### Goal
Determine how many lines include "LaTeX". Give the number and nothing else.

── Material for this exercise ──

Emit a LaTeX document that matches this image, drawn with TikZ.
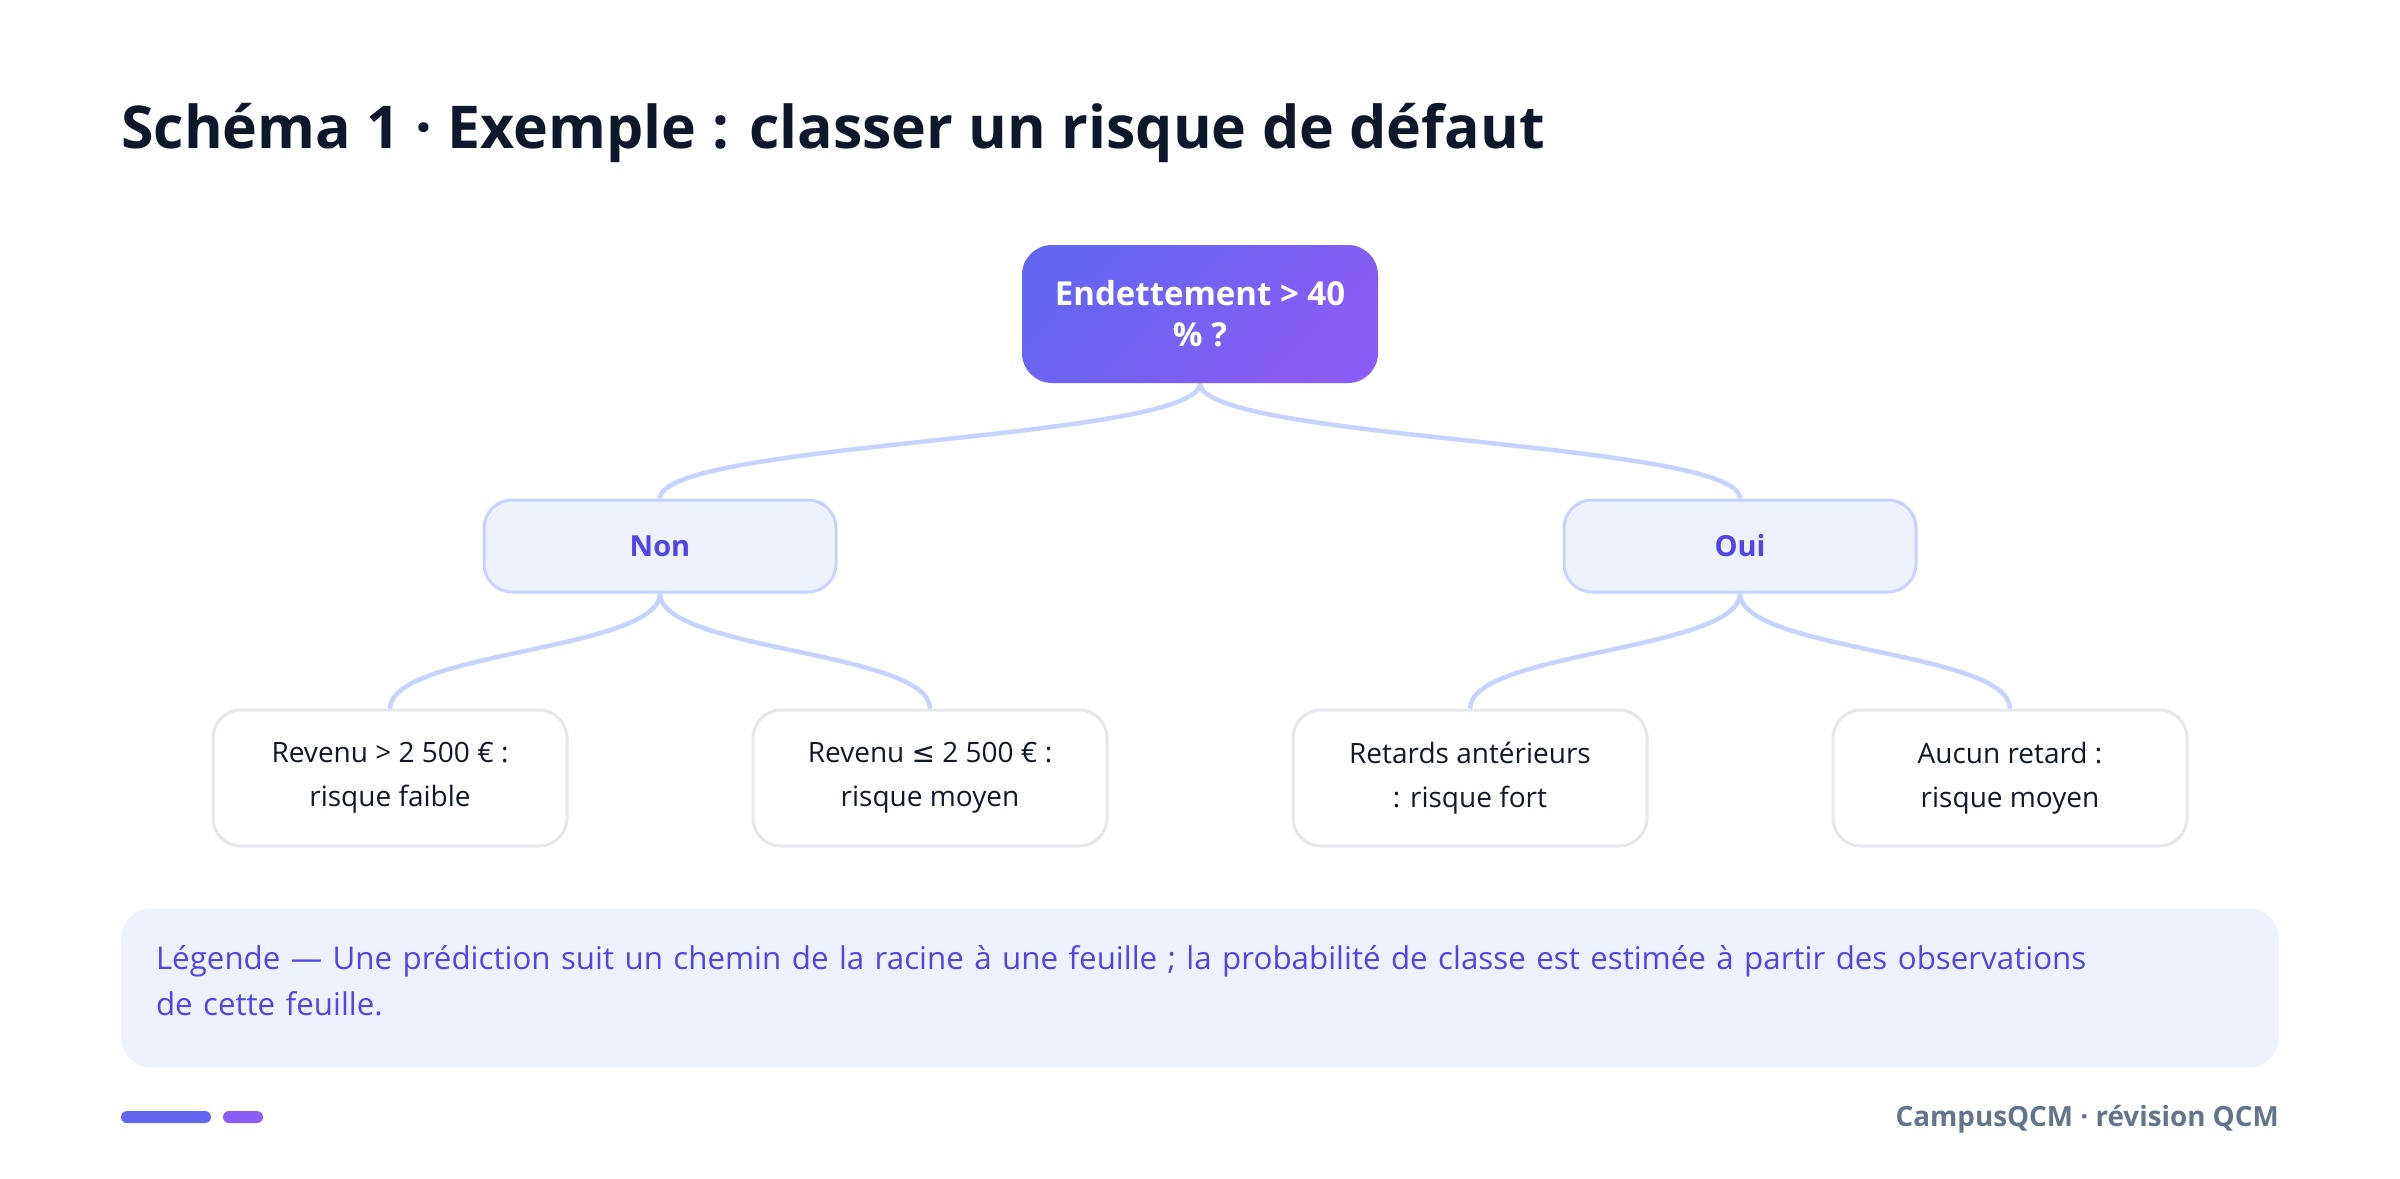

───
── Material for this exercise ──

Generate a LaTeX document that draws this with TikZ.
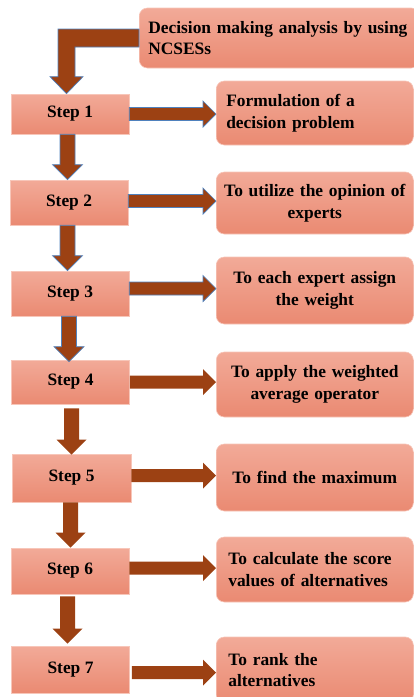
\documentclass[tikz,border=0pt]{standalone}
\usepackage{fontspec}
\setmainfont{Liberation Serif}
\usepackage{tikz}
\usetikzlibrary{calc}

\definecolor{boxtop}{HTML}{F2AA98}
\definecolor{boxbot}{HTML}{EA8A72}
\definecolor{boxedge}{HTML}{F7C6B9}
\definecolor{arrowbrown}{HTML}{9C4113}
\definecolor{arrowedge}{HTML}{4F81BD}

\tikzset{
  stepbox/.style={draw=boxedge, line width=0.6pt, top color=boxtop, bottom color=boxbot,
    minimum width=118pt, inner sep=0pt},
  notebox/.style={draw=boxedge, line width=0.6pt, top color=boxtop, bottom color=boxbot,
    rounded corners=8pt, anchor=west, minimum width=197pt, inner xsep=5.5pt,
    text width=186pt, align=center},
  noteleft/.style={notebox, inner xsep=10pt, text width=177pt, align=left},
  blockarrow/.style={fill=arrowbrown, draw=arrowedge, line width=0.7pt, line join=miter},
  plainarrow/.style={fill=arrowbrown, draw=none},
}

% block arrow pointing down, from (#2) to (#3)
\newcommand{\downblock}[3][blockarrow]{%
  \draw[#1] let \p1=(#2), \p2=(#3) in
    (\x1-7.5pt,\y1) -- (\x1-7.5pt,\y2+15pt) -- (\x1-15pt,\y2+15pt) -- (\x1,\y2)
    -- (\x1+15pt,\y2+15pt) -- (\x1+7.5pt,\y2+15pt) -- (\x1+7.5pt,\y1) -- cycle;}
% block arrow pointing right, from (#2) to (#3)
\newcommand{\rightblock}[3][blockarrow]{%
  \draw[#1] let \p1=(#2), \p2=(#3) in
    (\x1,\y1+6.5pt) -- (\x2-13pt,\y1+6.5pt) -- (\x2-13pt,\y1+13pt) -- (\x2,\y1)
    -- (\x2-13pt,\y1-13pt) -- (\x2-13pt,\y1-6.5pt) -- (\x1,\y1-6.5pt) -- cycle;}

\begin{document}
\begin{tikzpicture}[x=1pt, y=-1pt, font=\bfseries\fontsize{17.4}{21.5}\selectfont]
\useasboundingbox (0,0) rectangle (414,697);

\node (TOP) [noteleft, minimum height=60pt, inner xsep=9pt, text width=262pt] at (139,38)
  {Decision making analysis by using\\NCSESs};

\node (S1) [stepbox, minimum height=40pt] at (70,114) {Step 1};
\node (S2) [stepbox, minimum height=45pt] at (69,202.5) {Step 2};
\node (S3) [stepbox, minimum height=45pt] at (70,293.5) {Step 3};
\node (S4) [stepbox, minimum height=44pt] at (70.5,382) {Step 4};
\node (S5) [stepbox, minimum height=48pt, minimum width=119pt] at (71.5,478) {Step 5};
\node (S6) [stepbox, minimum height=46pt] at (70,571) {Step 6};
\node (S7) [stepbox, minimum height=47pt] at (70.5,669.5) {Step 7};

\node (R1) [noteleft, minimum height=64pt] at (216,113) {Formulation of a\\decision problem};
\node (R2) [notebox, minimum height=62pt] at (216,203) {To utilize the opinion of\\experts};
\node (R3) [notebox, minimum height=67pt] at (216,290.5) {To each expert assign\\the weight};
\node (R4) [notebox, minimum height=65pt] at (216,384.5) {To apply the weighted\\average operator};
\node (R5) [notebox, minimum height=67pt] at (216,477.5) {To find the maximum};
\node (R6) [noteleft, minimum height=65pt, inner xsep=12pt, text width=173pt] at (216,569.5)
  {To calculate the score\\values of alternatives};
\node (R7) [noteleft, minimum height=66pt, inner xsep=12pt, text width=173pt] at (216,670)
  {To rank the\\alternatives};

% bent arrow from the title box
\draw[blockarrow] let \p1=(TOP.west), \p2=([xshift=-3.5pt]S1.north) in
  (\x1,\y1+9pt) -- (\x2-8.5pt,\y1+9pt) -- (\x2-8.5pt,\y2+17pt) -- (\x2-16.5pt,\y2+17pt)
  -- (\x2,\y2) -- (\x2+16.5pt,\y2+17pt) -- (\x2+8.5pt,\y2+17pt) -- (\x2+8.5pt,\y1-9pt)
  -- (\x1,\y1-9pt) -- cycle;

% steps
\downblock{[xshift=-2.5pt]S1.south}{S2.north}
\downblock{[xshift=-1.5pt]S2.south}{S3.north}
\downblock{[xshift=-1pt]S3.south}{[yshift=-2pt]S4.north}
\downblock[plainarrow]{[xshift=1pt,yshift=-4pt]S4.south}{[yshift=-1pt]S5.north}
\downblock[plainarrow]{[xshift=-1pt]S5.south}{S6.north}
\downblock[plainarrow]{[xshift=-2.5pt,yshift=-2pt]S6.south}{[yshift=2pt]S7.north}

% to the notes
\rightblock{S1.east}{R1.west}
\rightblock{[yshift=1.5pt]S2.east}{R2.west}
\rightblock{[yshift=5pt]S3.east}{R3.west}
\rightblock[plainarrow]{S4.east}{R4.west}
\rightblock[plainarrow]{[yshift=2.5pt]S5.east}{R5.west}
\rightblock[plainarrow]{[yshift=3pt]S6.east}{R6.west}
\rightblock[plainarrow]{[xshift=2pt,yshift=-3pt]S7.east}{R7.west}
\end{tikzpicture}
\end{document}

───

### Solution to the exercise
2